In a new Beichuan parking lot, a propaganda film boasts about the reconstruction effort. There's another untold story here, too: a story of unpaid salaries and exploited workers.
Chen Wenfeng is in charge of a team of builders; twice they took part in post-quake reconstruction projects: in 2010 in Mianyang after the Sichuan quake, and then a year later building an orphanage in Yushu, a Tibetan part of China that had suffered another quake. Both times, he and his team weren't properly paid for their work. And the money he spent upfront on equipment was never repaid. In total, he is owed more than $170,000.
"We won't go if we're asked to take part in reconstruction work again," says Chen, who is based in Chengdu, the capital of Sichuan province. "Because every time we've gone, we haven't been paid the wages we're owed, and the money we spent on gear."
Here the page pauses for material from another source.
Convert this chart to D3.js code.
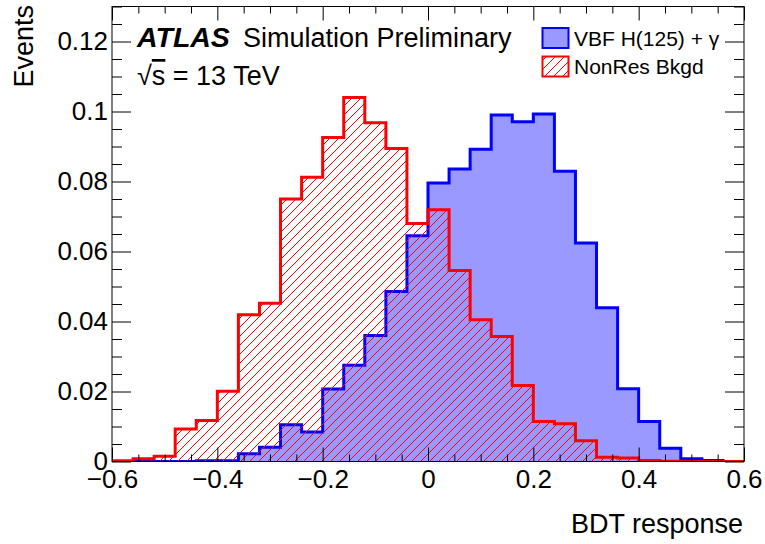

"We believed in the government," says his wife, Li Hong. "So we willingly paid in advance [for equipment] with our own savings and money borrowed from relatives. We did our best, with our loving hearts. But we couldn't imagine that afterwards, money owed to the workers wouldn't be paid."
When Chen pursued his claim for building the orphanage, he was told the work had been subcontracted three times — which is against the law. He could never figure out whether any of the bigger contractors had been paid. And because he had no written contract — again, in violation of the law — it's hard for him to make his case.
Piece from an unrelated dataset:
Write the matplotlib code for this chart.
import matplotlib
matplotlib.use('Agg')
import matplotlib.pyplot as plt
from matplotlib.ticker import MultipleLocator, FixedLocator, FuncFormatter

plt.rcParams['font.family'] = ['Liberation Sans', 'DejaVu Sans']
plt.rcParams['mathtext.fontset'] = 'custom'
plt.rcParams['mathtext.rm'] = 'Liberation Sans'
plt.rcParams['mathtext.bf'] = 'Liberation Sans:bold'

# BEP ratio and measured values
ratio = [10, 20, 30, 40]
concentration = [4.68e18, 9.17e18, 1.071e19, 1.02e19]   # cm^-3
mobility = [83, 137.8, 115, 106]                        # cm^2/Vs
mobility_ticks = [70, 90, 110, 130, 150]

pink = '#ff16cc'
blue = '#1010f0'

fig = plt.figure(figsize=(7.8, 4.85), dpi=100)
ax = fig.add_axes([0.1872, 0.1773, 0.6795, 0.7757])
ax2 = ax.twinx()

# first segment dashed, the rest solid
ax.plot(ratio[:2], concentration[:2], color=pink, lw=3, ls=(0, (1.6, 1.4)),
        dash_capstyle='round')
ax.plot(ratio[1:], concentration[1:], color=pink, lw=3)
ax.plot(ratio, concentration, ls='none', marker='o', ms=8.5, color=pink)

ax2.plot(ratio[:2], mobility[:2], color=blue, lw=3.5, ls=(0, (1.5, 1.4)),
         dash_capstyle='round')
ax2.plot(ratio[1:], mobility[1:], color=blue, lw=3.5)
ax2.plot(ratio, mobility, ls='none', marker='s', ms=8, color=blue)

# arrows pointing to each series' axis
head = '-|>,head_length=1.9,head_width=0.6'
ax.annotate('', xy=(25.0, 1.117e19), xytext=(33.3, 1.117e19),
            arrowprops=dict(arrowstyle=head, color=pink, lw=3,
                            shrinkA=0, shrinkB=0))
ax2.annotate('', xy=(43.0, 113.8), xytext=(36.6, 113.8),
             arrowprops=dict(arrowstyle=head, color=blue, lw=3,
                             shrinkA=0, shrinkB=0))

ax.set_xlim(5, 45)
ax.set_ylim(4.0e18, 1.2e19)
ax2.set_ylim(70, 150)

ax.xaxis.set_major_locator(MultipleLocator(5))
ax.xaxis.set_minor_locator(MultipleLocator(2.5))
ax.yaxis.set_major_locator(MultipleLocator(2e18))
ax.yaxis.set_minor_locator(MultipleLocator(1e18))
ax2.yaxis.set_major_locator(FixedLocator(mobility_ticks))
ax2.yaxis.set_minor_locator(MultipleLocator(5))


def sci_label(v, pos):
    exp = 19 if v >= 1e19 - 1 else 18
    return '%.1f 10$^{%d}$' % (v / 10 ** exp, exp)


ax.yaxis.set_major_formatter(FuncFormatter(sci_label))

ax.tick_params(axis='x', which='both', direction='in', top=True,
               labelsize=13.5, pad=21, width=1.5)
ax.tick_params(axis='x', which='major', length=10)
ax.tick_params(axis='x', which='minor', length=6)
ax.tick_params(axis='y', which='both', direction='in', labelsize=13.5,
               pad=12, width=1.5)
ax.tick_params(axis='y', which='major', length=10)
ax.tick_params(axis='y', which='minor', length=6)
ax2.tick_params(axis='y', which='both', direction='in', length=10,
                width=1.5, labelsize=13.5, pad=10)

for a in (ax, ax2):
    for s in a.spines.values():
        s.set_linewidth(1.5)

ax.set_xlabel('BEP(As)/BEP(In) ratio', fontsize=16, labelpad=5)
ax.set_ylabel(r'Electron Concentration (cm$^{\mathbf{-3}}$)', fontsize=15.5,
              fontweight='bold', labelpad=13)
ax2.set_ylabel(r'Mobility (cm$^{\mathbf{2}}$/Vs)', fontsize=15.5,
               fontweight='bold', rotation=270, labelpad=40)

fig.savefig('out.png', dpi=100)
These multiple accounts indicate that the reconstruction effort was flawed: from the building materials used to the payment of workers to government oversight to the requisitioning of land. It is possible that the people NPR interviewed were simply very unlucky, but the fact that their complaints happened in different places at different times signals that problems are widespread.
That's certainly what Huang Qi believes. He is an activist who runs a human rights website from his Chengdu apartment, exposing such cases of abuse. Since 2008, when NPR last spoke with him, Huang has spent three years in prison, for illegally possessing state secrets. He still doesn't know what state secrets that might have referred to. He is now ill with a chronic kidney condition, which he believes was exacerbated by his treatment in prison.
He believes that he and other quake activists, including Tan Zuoren — who is still in prison — were sent to jail to shut them up.
"After they had got rid of these voices of supervision, there emerged a series of new tofu-dregs buildings and new corruption. They [government officials] used the excuse of the big earthquake to bring new harm to the people. That is a fact," says Huang.
When the most recent quake shook Sichuan province on April 20, Huang immediately set off toward the epicenter in Lushan. He was detained by 30 policemen, then turned back to Chengdu. He suspects there were things they didn't want him to see. Criticism is clearly being stifled by force. And some local officials are not just profiting from human misery, but adding to it, too.